In an Industry Letter, the New York State Department of Financial Services (NYDFS) is requesting assurance that New York State regulated institutions have preparedness plans in place to address operational risk, and it is requiring each regulated institution to respond within 30 day of March 10, 2020.

The Industry Letter provides that an institution’s preparedness plan should be sufficiently flexible to effectively address a range of possible effects that could result from an outbreak of COVID-19 and reflect the institution’s size, complexity, and activities. 

The Industry Letter sets forth the following nine specific elements that the plan should cover:

  1. Preventative measures tailored to the institution’s specific profile and operations to mitigate the risk of operational disruption, which should include identifying the impact on customers and counterparts
  2. A documented strategy addressing the impact of the outbreak in stages, so that the institution’s efforts can be appropriately scaled, consistent with the effects of a particular stage of the outbreak, which includes an assessment of how quickly measures could be adopted and how long operations could be sustained under different stages of the outbreak
  3. Assessment of all facilities (including alternative or back-up sites), systems, policies, and procedures necessary to continue critical operations and services if members of the staff are unavailable for long periods or are working off-site, including an assessment and testing as to whether large-scale, off-site working arrangements can be activated and maintained to ensure operational continuity. This also would include an assessment and testing of the capacity of the existing information technology and systems in light of a potential increased remote usage
  4. assessment of potential increased cyber-attacks and fraud
  5. Employee protection strategies critical to sustaining an adequate workforce during the outbreak, including employee awareness and steps employees can take to reduce the likelihood of contracting COVID-19. See New York State Department of Health website: https://health.ny.gov/diseases/communicable/coronavirus/ and CDC Interim Guidance for Businesses and Employers to Plan and Respond to Coronavirus Disease 2019: https://www.cdc.gov/coronavirus/2019-ncov/specific-groups/guidance-business-response.html;
  6. Assessment of the preparedness of critical outside-party service providers and suppliers
  7. Development of a communication plan to effectively communicate with customers, counterparties, and the public and to deliver important news and instructions to employees, along with establishing forums for questions to be asked and addressed
  8. Testing the plan to ensure the plan policies, processes, and procedures are effective
  9. Governance and oversight of the plan, including identifying the critical members of a response team to ensure ongoing review and updates to the plan, including the tracking of relevant information from government sources and the institution’s own monitoring program

In a separate Industry Letter, the NYDFS is requesting assurance from New York State regulated institutions that the institutions are identifying, monitoring, and managing the potential financial risk arising from the spread of COVID-19. The NYDFS is requiring that New York State regulated institutions submit a plan to manage financial risk arising from COVID-19 within 30 days of March 10, 2020.

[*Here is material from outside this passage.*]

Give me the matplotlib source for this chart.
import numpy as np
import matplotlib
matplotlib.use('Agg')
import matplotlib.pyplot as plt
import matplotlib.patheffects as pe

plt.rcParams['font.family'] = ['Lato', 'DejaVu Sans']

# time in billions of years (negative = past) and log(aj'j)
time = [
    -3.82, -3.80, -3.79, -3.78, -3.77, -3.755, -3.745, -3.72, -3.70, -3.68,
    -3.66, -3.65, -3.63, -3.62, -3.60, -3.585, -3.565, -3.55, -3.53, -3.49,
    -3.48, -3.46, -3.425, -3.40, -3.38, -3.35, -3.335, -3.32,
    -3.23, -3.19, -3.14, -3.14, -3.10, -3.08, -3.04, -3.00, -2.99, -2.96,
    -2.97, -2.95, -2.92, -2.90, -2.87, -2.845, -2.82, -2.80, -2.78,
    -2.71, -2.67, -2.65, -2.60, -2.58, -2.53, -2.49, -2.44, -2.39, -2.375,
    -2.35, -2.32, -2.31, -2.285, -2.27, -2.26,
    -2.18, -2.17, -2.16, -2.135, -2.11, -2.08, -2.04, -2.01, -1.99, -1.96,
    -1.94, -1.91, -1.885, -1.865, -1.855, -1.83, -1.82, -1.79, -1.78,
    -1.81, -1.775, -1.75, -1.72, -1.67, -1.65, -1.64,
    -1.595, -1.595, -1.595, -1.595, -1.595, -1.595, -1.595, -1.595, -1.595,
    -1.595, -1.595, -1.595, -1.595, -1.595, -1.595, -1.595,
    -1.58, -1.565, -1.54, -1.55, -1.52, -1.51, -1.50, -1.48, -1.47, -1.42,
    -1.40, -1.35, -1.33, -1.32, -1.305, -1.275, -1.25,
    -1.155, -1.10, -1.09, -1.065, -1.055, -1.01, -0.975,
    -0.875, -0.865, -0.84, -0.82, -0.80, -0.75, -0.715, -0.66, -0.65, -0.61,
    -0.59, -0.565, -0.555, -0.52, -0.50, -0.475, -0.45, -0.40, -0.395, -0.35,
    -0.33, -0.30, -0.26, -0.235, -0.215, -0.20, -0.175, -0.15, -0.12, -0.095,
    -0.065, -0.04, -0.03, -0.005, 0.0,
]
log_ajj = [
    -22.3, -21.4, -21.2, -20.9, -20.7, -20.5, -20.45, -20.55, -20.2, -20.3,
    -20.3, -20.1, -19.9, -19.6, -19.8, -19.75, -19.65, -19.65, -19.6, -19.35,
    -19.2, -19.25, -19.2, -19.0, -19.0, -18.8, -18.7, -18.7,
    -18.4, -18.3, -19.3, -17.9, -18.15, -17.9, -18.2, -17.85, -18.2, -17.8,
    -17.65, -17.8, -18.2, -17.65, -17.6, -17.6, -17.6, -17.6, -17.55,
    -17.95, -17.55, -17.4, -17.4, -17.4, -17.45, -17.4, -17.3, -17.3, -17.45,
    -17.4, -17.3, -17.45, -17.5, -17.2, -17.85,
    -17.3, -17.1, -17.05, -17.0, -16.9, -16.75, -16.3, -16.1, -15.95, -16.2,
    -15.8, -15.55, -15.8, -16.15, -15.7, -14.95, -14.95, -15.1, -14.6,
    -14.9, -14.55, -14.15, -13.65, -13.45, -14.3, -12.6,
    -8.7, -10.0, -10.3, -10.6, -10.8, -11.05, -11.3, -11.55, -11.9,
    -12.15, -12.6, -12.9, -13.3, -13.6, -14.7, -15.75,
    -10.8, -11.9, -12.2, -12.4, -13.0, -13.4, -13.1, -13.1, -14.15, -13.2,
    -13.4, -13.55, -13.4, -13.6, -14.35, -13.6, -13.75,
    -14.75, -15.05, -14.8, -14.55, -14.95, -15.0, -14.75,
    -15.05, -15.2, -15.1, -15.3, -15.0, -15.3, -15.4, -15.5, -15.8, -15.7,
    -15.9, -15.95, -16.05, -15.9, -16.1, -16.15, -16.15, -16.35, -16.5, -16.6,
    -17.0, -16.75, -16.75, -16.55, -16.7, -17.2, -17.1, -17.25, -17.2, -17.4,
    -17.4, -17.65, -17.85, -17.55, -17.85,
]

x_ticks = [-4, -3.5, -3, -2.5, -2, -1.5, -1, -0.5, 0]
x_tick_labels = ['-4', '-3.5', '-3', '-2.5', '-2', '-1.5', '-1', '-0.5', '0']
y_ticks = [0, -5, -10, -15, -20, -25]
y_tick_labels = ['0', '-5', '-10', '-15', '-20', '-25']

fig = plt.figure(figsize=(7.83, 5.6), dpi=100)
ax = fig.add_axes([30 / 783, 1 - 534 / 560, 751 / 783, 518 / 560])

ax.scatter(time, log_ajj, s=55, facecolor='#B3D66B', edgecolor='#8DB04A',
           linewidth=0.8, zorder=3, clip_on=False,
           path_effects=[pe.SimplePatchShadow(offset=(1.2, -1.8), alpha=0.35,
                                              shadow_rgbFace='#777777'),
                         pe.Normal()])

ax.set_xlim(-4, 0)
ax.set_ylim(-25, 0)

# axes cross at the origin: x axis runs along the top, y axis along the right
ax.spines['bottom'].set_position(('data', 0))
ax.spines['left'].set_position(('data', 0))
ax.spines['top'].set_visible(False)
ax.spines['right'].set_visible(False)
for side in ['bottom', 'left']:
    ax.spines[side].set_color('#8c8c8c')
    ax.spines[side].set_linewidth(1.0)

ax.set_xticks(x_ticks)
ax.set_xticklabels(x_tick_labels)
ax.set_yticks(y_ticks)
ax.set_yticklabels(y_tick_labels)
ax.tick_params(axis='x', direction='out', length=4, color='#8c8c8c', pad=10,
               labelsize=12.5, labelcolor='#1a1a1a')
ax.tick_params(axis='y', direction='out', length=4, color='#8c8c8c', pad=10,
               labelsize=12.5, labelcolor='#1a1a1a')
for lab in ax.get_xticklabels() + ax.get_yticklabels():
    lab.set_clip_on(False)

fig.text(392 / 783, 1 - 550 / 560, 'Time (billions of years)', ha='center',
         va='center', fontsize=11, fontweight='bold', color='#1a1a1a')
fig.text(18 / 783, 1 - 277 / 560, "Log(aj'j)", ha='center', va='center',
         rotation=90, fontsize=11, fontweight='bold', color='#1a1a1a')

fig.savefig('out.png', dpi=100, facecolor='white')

The plan, at a minimum, should include the following assessments:

  1. Assessment of the credit risk ratings of the customers, counterparties, and business sectors impacted by COVID-19
  2. Assessment of the credit exposure to customers, counterparties, and business sectors impacted by COVID-19 arising from lending, trading, investing, hedging, and other financial transactions, including any credit modifications, extensions, and restructurings (including capitalizations of interest)
  3. Assessment of the scope and the size of credits adversely impacted by COVID-19 that currently are in, or potentially may move to, non-performing/delinquent status, including consideration of stress testing and/or sensitivity analysis of loan portfolios and the adequacy of loan loss reserves
  4. Assessment of the valuation of assets and investments that may be, or have been, impacted by COVID-19 
  5. Assessment of the overall impact of COVID-19 on earnings, profits, capital, and liquidity (including impact on loan-to-deposit ratio) of your institutions
  6. Assessment of reasonable and prudent steps to assist those adversely impacted by COVID-19.  See DFS Guidance to New York State Regulated Banks, Credit Unions and Licensed Lenders Regarding Support for Businesses Impacted by the Novel Coronavirus (these steps may include offering payment accommodations, waiving overdraft fees, easing credit terms for new loans, waiving late fees for loan balances, and proactively reaching out to customers and those adversely impacted via app announcements, text, email, or otherwise to explain the above-listed and any other assistance being offered to them).